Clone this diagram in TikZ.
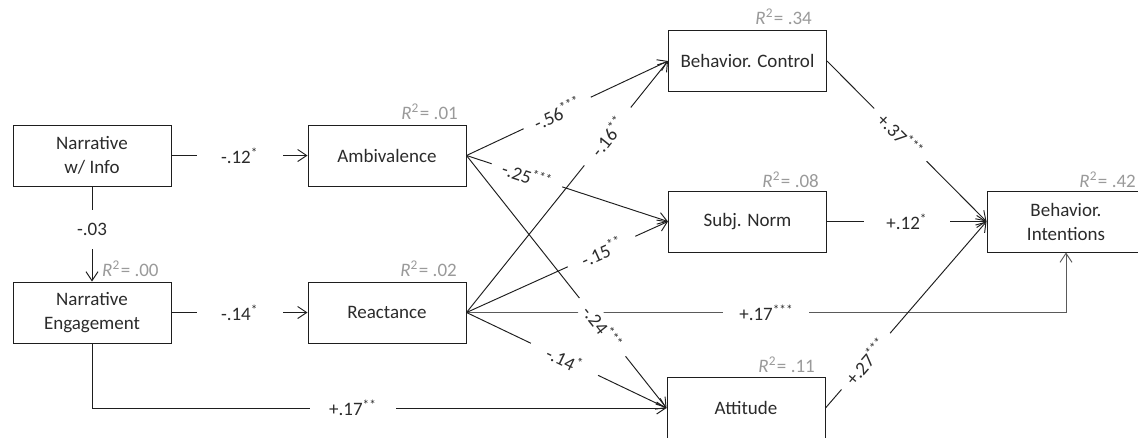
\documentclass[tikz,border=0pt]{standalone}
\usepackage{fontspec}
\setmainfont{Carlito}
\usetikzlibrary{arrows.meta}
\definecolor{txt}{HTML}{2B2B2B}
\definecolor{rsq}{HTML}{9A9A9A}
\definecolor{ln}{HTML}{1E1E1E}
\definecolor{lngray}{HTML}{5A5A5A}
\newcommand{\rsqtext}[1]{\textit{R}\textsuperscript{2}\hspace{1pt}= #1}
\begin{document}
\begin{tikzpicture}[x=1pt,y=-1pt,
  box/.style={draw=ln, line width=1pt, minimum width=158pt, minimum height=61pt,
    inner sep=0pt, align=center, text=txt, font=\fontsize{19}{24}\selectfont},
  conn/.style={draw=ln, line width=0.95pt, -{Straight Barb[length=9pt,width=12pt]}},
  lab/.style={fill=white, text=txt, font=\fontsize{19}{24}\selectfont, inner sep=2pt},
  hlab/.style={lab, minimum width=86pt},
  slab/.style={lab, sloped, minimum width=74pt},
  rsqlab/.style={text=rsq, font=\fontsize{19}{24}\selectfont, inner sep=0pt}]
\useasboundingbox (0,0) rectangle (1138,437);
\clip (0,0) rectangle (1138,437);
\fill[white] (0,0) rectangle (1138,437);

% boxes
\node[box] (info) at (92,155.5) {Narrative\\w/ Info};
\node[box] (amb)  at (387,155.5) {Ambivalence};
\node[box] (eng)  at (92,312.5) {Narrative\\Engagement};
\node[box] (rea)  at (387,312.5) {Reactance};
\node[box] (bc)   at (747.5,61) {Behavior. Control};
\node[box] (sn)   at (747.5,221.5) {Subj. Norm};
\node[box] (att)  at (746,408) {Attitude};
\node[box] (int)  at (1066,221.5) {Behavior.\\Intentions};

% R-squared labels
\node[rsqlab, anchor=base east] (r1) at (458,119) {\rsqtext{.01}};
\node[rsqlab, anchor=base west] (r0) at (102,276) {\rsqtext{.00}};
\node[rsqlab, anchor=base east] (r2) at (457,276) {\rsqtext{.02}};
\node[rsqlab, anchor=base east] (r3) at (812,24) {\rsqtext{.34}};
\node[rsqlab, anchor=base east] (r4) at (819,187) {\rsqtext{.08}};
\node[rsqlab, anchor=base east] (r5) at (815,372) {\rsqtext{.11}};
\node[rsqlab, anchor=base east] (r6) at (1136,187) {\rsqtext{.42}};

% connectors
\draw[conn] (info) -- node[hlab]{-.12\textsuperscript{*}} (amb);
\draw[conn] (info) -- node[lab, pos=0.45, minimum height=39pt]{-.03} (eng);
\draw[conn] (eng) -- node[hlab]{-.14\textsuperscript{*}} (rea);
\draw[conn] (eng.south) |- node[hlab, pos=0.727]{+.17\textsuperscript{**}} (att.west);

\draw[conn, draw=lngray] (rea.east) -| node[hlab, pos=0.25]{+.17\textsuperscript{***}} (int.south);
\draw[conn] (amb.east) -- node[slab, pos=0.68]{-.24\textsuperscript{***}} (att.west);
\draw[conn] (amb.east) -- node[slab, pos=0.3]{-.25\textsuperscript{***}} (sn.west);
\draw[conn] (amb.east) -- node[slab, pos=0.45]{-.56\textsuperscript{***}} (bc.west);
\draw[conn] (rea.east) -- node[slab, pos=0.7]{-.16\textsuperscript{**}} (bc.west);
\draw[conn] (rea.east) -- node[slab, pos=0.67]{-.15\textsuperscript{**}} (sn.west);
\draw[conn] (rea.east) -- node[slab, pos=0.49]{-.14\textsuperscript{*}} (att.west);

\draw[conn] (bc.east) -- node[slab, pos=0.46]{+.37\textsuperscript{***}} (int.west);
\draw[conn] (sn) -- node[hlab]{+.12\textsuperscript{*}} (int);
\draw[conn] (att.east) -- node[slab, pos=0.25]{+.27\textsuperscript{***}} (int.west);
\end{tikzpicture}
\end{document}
----
**TASK BRIEF**: All of the data above should be transcribed verbatim, with pictures omitted.

**WRITTEN SOLUTION**:
Clone this diagram in TikZ.
\documentclass[tikz,border=0pt]{standalone}
\usepackage{fontspec}
\setmainfont{Carlito}
\usetikzlibrary{arrows.meta}
\definecolor{txt}{HTML}{2B2B2B}
\definecolor{rsq}{HTML}{9A9A9A}
\definecolor{ln}{HTML}{1E1E1E}
\definecolor{lngray}{HTML}{5A5A5A}
\newcommand{\rsqtext}[1]{\textit{R}\textsuperscript{2}\hspace{1pt}= #1}
\begin{document}
\begin{tikzpicture}[x=1pt,y=-1pt,
  box/.style={draw=ln, line width=1pt, minimum width=158pt, minimum height=61pt,
    inner sep=0pt, align=center, text=txt, font=\fontsize{19}{24}\selectfont},
  conn/.style={draw=ln, line width=0.95pt, -{Straight Barb[length=9pt,width=12pt]}},
  lab/.style={fill=white, text=txt, font=\fontsize{19}{24}\selectfont, inner sep=2pt},
  hlab/.style={lab, minimum width=86pt},
  slab/.style={lab, sloped, minimum width=74pt},
  rsqlab/.style={text=rsq, font=\fontsize{19}{24}\selectfont, inner sep=0pt}]
\useasboundingbox (0,0) rectangle (1138,437);
\clip (0,0) rectangle (1138,437);
\fill[white] (0,0) rectangle (1138,437);

% boxes
\node[box] (info) at (92,155.5) {Narrative\\w/ Info};
\node[box] (amb)  at (387,155.5) {Ambivalence};
\node[box] (eng)  at (92,312.5) {Narrative\\Engagement};
\node[box] (rea)  at (387,312.5) {Reactance};
\node[box] (bc)   at (747.5,61) {Behavior. Control};
\node[box] (sn)   at (747.5,221.5) {Subj. Norm};
\node[box] (att)  at (746,408) {Attitude};
\node[box] (int)  at (1066,221.5) {Behavior.\\Intentions};

% R-squared labels
\node[rsqlab, anchor=base east] (r1) at (458,119) {\rsqtext{.01}};
\node[rsqlab, anchor=base west] (r0) at (102,276) {\rsqtext{.00}};
\node[rsqlab, anchor=base east] (r2) at (457,276) {\rsqtext{.02}};
\node[rsqlab, anchor=base east] (r3) at (812,24) {\rsqtext{.34}};
\node[rsqlab, anchor=base east] (r4) at (819,187) {\rsqtext{.08}};
\node[rsqlab, anchor=base east] (r5) at (815,372) {\rsqtext{.11}};
\node[rsqlab, anchor=base east] (r6) at (1136,187) {\rsqtext{.42}};

% connectors
\draw[conn] (info) -- node[hlab]{-.12\textsuperscript{*}} (amb);
\draw[conn] (info) -- node[lab, pos=0.45, minimum height=39pt]{-.03} (eng);
\draw[conn] (eng) -- node[hlab]{-.14\textsuperscript{*}} (rea);
\draw[conn] (eng.south) |- node[hlab, pos=0.727]{+.17\textsuperscript{**}} (att.west);

\draw[conn, draw=lngray] (rea.east) -| node[hlab, pos=0.25]{+.17\textsuperscript{***}} (int.south);
\draw[conn] (amb.east) -- node[slab, pos=0.68]{-.24\textsuperscript{***}} (att.west);
\draw[conn] (amb.east) -- node[slab, pos=0.3]{-.25\textsuperscript{***}} (sn.west);
\draw[conn] (amb.east) -- node[slab, pos=0.45]{-.56\textsuperscript{***}} (bc.west);
\draw[conn] (rea.east) -- node[slab, pos=0.7]{-.16\textsuperscript{**}} (bc.west);
\draw[conn] (rea.east) -- node[slab, pos=0.67]{-.15\textsuperscript{**}} (sn.west);
\draw[conn] (rea.east) -- node[slab, pos=0.49]{-.14\textsuperscript{*}} (att.west);

\draw[conn] (bc.east) -- node[slab, pos=0.46]{+.37\textsuperscript{***}} (int.west);
\draw[conn] (sn) -- node[hlab]{+.12\textsuperscript{*}} (int);
\draw[conn] (att.east) -- node[slab, pos=0.25]{+.27\textsuperscript{***}} (int.west);
\end{tikzpicture}
\end{document}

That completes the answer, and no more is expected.